The film had a highly-publicised switch-up of directors months into production, with Ron Howard taking over from Phil Lord and Chris Miller (The Lego Movie, 21 Jump Street) and re-shooting a reported 70% of the film. Luckily, any backstage discord doesn’t come across in the finished product which zips along nicely for its 135- minute running time.

Show Dogs **1/2

How’s this for a crossbreed - a family, buddy cop movie with talking dogs? Like a snap back to Wes Anderson’s Isle of Dogs, here’s an occasionally charming and occasionally funny kids movie about a police dog who goes undercover at a Vegas dog show to bust an illegal trade in rare animal smuggling.

Voiced by rapper Ludacris, our main canine is Max, a no nonsense maverick of a Rottweiler with a badge who reluctantly teams up with bungling NYPD detective played by Will Arnett to collar (sorry) the bad guys.

In a clear lift from Miss Congeniality, this all involves macho and unkempt Max undergoing a transformation from gruff loner to primped pooch so he can enter the competition with Arnett posing as his proud owner.

Edie ****

Edie (Sheila Hancock) has dutifully nursed her husband George for 30 years following a stroke. Now that George has passed on, she wants to fulfill a lifelong wish to climb Mount Suilven in the Scottish highlands.

Thus begins a passage of reflective looking back. Edie still keeps the old postcard that her father sent many years before, after he had climbed to the summit of Mount Suilven in the Scottish Highlands. The affectionate, pithy wording had urged her to climb the mountain herself sometime.

83-year old Edie - short for Edith - never did get that chance, although she has cherished the desire all her life. Her marriage, though it yielded a daughter, was dutiful, functional, her husband denied her freedom and affection, nipped in the bud her desire to climb the mountain. In her newly widowed state, the idea begins to ferment that now, with no one there to protest, she might climb this mountain and fulfill the dream or obsession.


STILL SHOWING

Deadpool 2 ****


It’s not often a sequel surpasses its predecessor, but Deadpool 2 improves on the original in pretty much every way; packing in funnier jokes, better characters, and even some genuinely touching moments.

This is even more impressive given the pressure to deliver the goods the filmmakers were presumably under after the break-out success of the first film, which grossed a staggering $738 million in the global box office on top of glowing reviews.
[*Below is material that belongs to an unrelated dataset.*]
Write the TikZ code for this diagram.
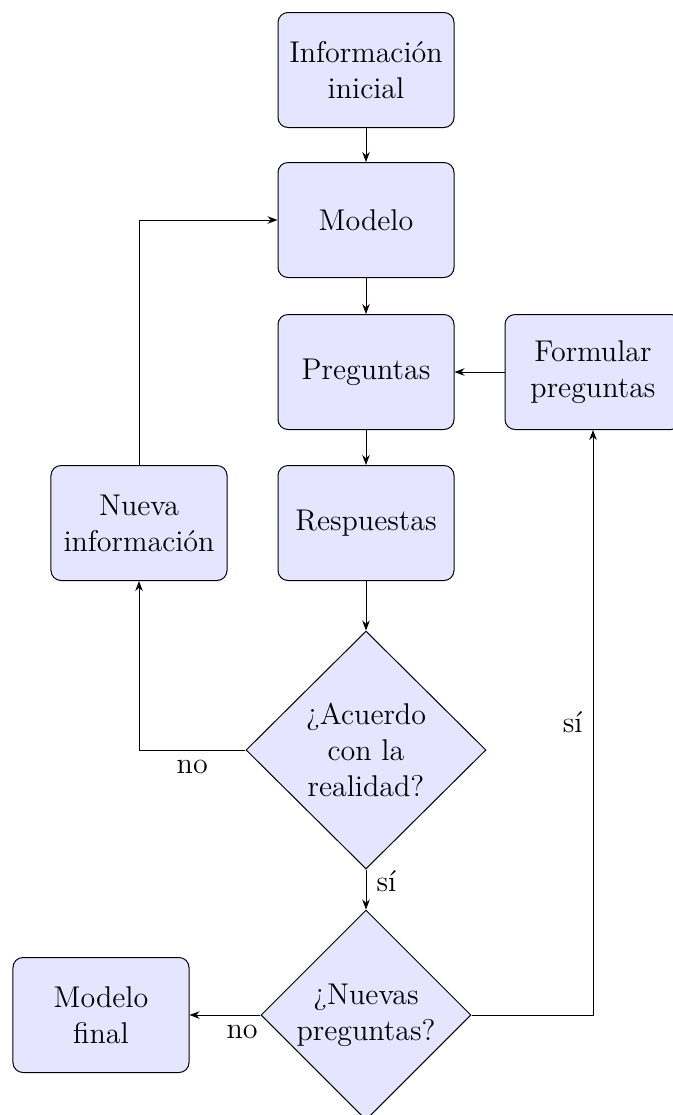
\documentclass[tikz,border=0pt]{standalone}
\usetikzlibrary{shapes.geometric,arrows.meta}
\begin{document}
\begin{tikzpicture}[x=0.4pt,y=-0.4pt,
  every node/.style={font=\fontsize{12}{14.4}\selectfont},
  block/.style={rectangle, draw=black, line width=0.4pt, fill=blue!10, rounded corners=4pt,
    minimum width=70.4pt, minimum height=46pt, inner sep=0pt, align=center},
  decision/.style={diamond, draw=black, line width=0.4pt, fill=blue!10, inner sep=0pt, align=center},
  conn/.style={-{Stealth[length=4pt,width=3pt]}, line width=0.4pt},
  lbl/.style={inner sep=4pt}]
\useasboundingbox (0,0) rectangle (673,1115);
\node[block] (ini) at (366,70) {Información\\inicial};
\node[block] (mod) at (366,220) {Modelo};
\node[block] (preg) at (366,372) {Preguntas};
\node[block] (form) at (593,372) {Formular\\preguntas};
\node[block] (nueva) at (139,523) {Nueva\\información};
\node[block] (resp) at (366,523) {Respuestas};
\node[decision, minimum width=96pt, minimum height=95.2pt] (acu) at (366,750) {¿Acuerdo\\con la\\realidad?};
\node[decision, minimum width=84pt, minimum height=84pt] (nuevas) at (366,1015) {¿Nuevas\\preguntas?};
\node[block] (fin) at (101,1015) {Modelo\\final};

\draw[conn] (ini) -- (mod);
\draw[conn] (mod) -- (preg);
\draw[conn] (preg) -- (resp);
\draw[conn] (resp) -- (acu);
\draw[conn] (acu) -- node[lbl, pos=0.3, right] {sí} (nuevas);
\draw[conn] (form) -- (preg);
\draw[conn] (acu.west) -| node[lbl, pos=0.25, below] {no} (nueva.south);
\draw[conn] (nueva.north) |- (mod.west);
\draw[conn] (nuevas.west) -- node[lbl, pos=0.26, below] {no} (fin.east);
\draw[conn] (nuevas.east) -| node[lbl, pos=0.75, left] {sí} (form.south);
\end{tikzpicture}
\end{document}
Co-writer, producer and leading star Ryan Reynolds steps back into his role-of-a-lifetime Deadpool suit for the follow-up which takes place a few years after the events of the first film. The wise-cracking anti-hero and his girlfriend Vanessa (Morena Baccarin) are living in blissful domesticity and have decided to start a family when a tragedy tears them apart.


Citizen Lane ****1/2

It’s hard to imagine a more enchanting, and exasperating in equal measure, subject for a film than Hugh Lane, the Irish art collector, dealer and philanthropist and namesake of Dublin’s municipal art gallery. Lane’s personality could easily to distilled into one word – contrary. He was snobbish and egalitarian, frugal and generous, cerebral and yet unable to articulate his thoughts.

Bringing a contradictory character such as Lane to the big screen required an actor of great excellence (enter Tom Vaughan-Lawlor) and an imaginative approach, both of which have been accomplished with director Thaddeus O’Sullivan’s captivating docu-drama Citizen Lane.